Edgar Alan Poe and the Origins of Mystery Fiction

Detective Stories – Edgar Alan Poe and the Origins of Mystery Fiction

by Steven Rachman

GO BACK TO ARTICLES MAIN PAGE

“These tales of ratiocination,” Edgar Allan Poe explained to a correspondent in 1846, “owe most of their popularity to being something in a new key.” He was referring to the three stories he wrote in the early 1840s featuring C. Auguste Dupin-“The Murders in the Rue Morgue” (1841), “The Mystery of Marie Rogêt” (1842-3), and “The Purloined Letter” (1841). The “new key” was, of course, what we have come to call “detective fiction,” detective stories and Poe, as the form’s first truly modern practitioner, was aware that his stories were enjoying an unprecedented popularity with the reading public. In “The Murders in the Rue Morgue,” Poe introduced readers to a Parisian polymath, C. Auguste Dupin, a man endowed with preternatural analytical faculties, a man for whom ordinary men “wore windows in their bosoms.” The unnamed narrator of these stories is one of these ordinary men. Dupin’s powers are such that not only can he seemingly read the narrator’s very thoughts at the instant he is thinking them, but he can explain the whole chain of reasoning that led to his thoughts merely by observing the sequence of expressions on his face.
poe
Coming across the case in the newspaper of the grisly killings of Madame L’Espanaye and her daughter in their apparently locked lodgings in the Rue Morgue, Dupin displays his analytical prowess and unravels the seemingly insoluble mystery. Sifting through various accounts and considering potential suspects, he exposes the myopia of the local prefect of police and exonerates Adolphe Le Bon, the man imprisoned for the crime, by obtaining a full confession from a sailor who had been in possession of a razor-wielding “Orang-Outang” which had escaped and killed the two women.

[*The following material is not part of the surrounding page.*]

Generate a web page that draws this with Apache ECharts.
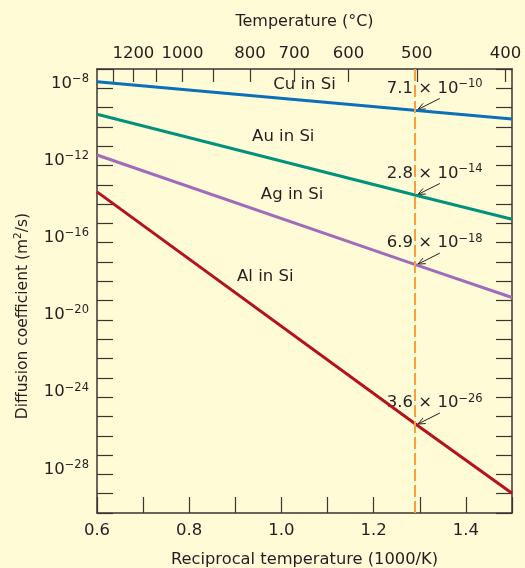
<!DOCTYPE html>
<html><head><meta charset="utf-8">
<script src="https://cdn.jsdelivr.net/npm/echarts@6/dist/echarts.min.js"></script>
<style>html,body{margin:0;padding:0;background:#fffbd6;}#c{width:525px;height:568px;}</style>
</head><body><div id="c"></div>
<script>
// Reciprocal temperature (1000/K) at which values are read
const recipT = [0.6, 1000 / 773, 1.5];
// Diffusion coefficients (m^2/s)
const cuInSi = [2.2e-8, 7.1e-10, 2.6e-10];
const auInSi = [4.5e-10, 2.8e-14, 1.65e-15];
const agInSi = [3.5e-12, 6.9e-18, 1.45e-19];
const alInSi = [4.3e-14, 3.6e-26, 1.05e-29];
const seriesNames = ['Cu in Si', 'Au in Si', 'Ag in Si', 'Al in Si'];
// Label anchor positions (reciprocal T, log10 D)
const labelX = [1.05, 1.004, 1.023, 0.965];
const labelY = [-7.83, -10.52, -13.53, -17.76];
// Annotated values at 500 °C
const annotMant = ['7.1', '2.8', '6.9', '3.6'];
const annotExp = ['−10', '−14', '−18', '−26'];
// Temperature (°C) axis
const tempTicks = [1300, 1200, 1100, 1000, 900, 800, 700, 600, 500, 400];
const tempLabels = [1200, 1000, 800, 700, 600, 500, 400];
const yLabelExps = [-8, -12, -16, -20, -24, -28];

const colors = ['#0a70b8', '#00937a', '#a06cba', '#b3131c'];
const FONT = 'DejaVu Sans';
const txt = '#231f20';
const axisCol = '#3a3530';
const toRecip = t => 1000 / (t + 273);

const allData = [cuInSi, auInSi, agInSi, alInSi];
const chart = echarts.init(document.getElementById('c'), null, {renderer: 'canvas'});

const series = allData.map((arr, i) => ({
  name: seriesNames[i],
  type: 'line',
  data: arr.map((v, j) => [recipT[j], Math.log10(v)]),
  showSymbol: false,
  symbol: 'none',
  lineStyle: {color: colors[i], width: 3},
  silent: true,
  z: 3
}));
series.push({
  type: 'line', data: [], silent: true,
  markLine: {
    symbol: ['none', 'none'], silent: true, label: {show: false},
    lineStyle: {color: '#f4a03c', type: [12, 4], width: 2},
    data: [{xAxis: recipT[1]}]
  },
  z: 2
});

const option = {
  backgroundColor: '#fffbd6',
  animation: false,
  textStyle: {fontFamily: FONT},
  grid: {left: 97, right: 13, top: 69, bottom: 55, containLabel: false, outerBoundsMode: 'none'},
  xAxis: [{
    type: 'value', min: 0.6, max: 1.5, interval: 0.1, position: 'bottom',
    name: 'Reciprocal temperature (1000/K)', nameLocation: 'middle', nameGap: 39,
    nameTextStyle: {fontFamily: FONT, fontSize: 16.3, color: txt},
    axisLine: {lineStyle: {color: axisCol, width: 1.5}},
    axisTick: {inside: true, length: 16, lineStyle: {color: axisCol, width: 1.2}},
    axisLabel: {
      fontFamily: FONT, fontSize: 16.5, color: txt, margin: 9,
      formatter: v => (Math.round(v * 10) % 2 === 0 ? v.toFixed(1) : '')
    },
    splitLine: {show: false}
  }, {
    type: 'value', min: 0.6, max: 1.5, position: 'top',
    name: 'Temperature (°C)', nameLocation: 'middle', nameGap: 39,
    nameTextStyle: {fontFamily: FONT, fontSize: 16, color: txt},
    axisLine: {lineStyle: {color: axisCol, width: 1.5}},
    axisTick: {inside: true, length: 13, customValues: tempTicks.map(toRecip), lineStyle: {color: axisCol, width: 1.2}},
    axisLabel: {
      fontFamily: FONT, fontSize: 16.5, color: txt, margin: 7,
      customValues: tempLabels.map(toRecip),
      formatter: v => String(Math.round(1000 / v - 273))
    },
    splitLine: {show: false}
  }],
  yAxis: [{
    type: 'value', min: -30, max: -7, interval: 1, position: 'left',
    name: 'Diffusion coefficient (m{sup|2}/s)', nameLocation: 'middle', nameGap: 65, nameRotate: 90,
    nameTextStyle: {fontFamily: FONT, fontSize: 15.5, color: txt, padding: [0, 50, 0, 0],
      rich: {sup: {fontFamily: FONT, fontSize: 10.5, color: txt, padding: [0, 0, 8, 0]}}},
    axisLine: {lineStyle: {color: axisCol, width: 1.5}},
    axisTick: {inside: true, length: 16, lineStyle: {color: axisCol, width: 1.2}},
    axisLabel: {
      fontFamily: FONT, fontSize: 16.5, color: txt, margin: 8, padding: [0, 0, 10, 0],
      formatter: v => (yLabelExps.indexOf(v) >= 0 ? '10{sup|−' + (-v) + '}' : ''),
      rich: {sup: {fontFamily: FONT, fontSize: 11.5, color: txt, padding: [0, 0, 9, 0]}}
    },
    splitLine: {show: false}
  }, {
    type: 'value', min: -30, max: -7, interval: 1, position: 'right',
    axisLine: {lineStyle: {color: axisCol, width: 1.5}},
    axisTick: {inside: true, length: 16, lineStyle: {color: axisCol, width: 1.2}},
    axisLabel: {show: false},
    splitLine: {show: false}
  }],
  series: series
};
chart.setOption(option);

// Annotations positioned from data through the chart's scales
const graphics = [];
allData.forEach((arr, i) => {
  const lp = chart.convertToPixel({gridIndex: 0}, [labelX[i], labelY[i]]);
  graphics.push({
    type: 'text', x: lp[0], y: lp[1], silent: true,
    style: {text: seriesNames[i], font: '16.5px "' + FONT + '"', fill: txt, align: 'center', verticalAlign: 'middle'}
  });
  const ip = chart.convertToPixel({gridIndex: 0}, [recipT[1], Math.log10(arr[1])]);
  graphics.push({
    type: 'text', x: ip[0] - 30, y: ip[1] - 22, silent: true,
    style: {
      text: annotMant[i] + ' × 10{sup|' + annotExp[i] + '}',
      font: '16.5px "' + FONT + '"', fill: txt, align: 'left', verticalAlign: 'middle',
      rich: {sup: {font: '11.5px "' + FONT + '"', fill: txt, padding: [0, 0, 9, 0]}}
    }
  });
  const sx = ip[0] + 23, sy = ip[1] - 12, ex = ip[0] + 1, ey = ip[1] - 1;
  const ang = Math.atan2(ey - sy, ex - sx);
  const hl = 8, ha = 0.4;
  graphics.push({
    type: 'polyline', silent: true,
    shape: {points: [[sx, sy], [ex, ey]]},
    style: {stroke: txt, lineWidth: 1, fill: null}
  });
  graphics.push({
    type: 'polyline', silent: true,
    shape: {points: [
      [ex - hl * Math.cos(ang - ha), ey - hl * Math.sin(ang - ha)],
      [ex, ey],
      [ex - hl * Math.cos(ang + ha), ey - hl * Math.sin(ang + ha)]
    ]},
    style: {stroke: txt, lineWidth: 1, fill: null}
  });
});
chart.setOption({graphic: graphics});
</script>
</body></html>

Even in outline, readers will recognize many of the features of the detective genre in its classic form-the metropolitan setting, a violent crime taking place in an apparently locked room, the vain, befuddled law enforcement official, the wronged suspect, the confession, the cleverly convoluted solution (in which murder turns out not to be murder), and the masculine camaraderie of a supercilious gentleman mastermind and his credulous companion/narrator. (By the third tale, pipe-smoking would make its appearance.) Poe had given the form its initial shape, created its first great detective, and was aware that the tales were popular, yet wrote no more Dupin stories after 1845.
In fact, Poe was slightly annoyed at the attention paid to the Dupin stories at the expense of his other literary works. “I do not mean to say that they are not ingenious,” he explained, “but people think them more ingenious than they are-on account of their method and air of method. In ‘The Murders in the Rue Morgue,’ for instance, where is the ingenuity of unravelling a web which you yourself (the author) have woven for the express purpose of unravelling? The reader is made to confound the ingenuity of the supposititious Dupin with that of the writer of the story.” Sounding like a harbinger of Edmund Wilson-who wrote a complaint against detective fiction entitled “Who Cares Who Killed Roger Ackroyd?”- Poe asserted that the originality of these stories was deceptive and overrated. Dupin was a supposititious fraud designed to cheat the reader. The tales were little more than old tunes played in a new key. Poe, orphaned at a young age and later alienated from his stepfather, was damning with faint praise the child of his own imagination.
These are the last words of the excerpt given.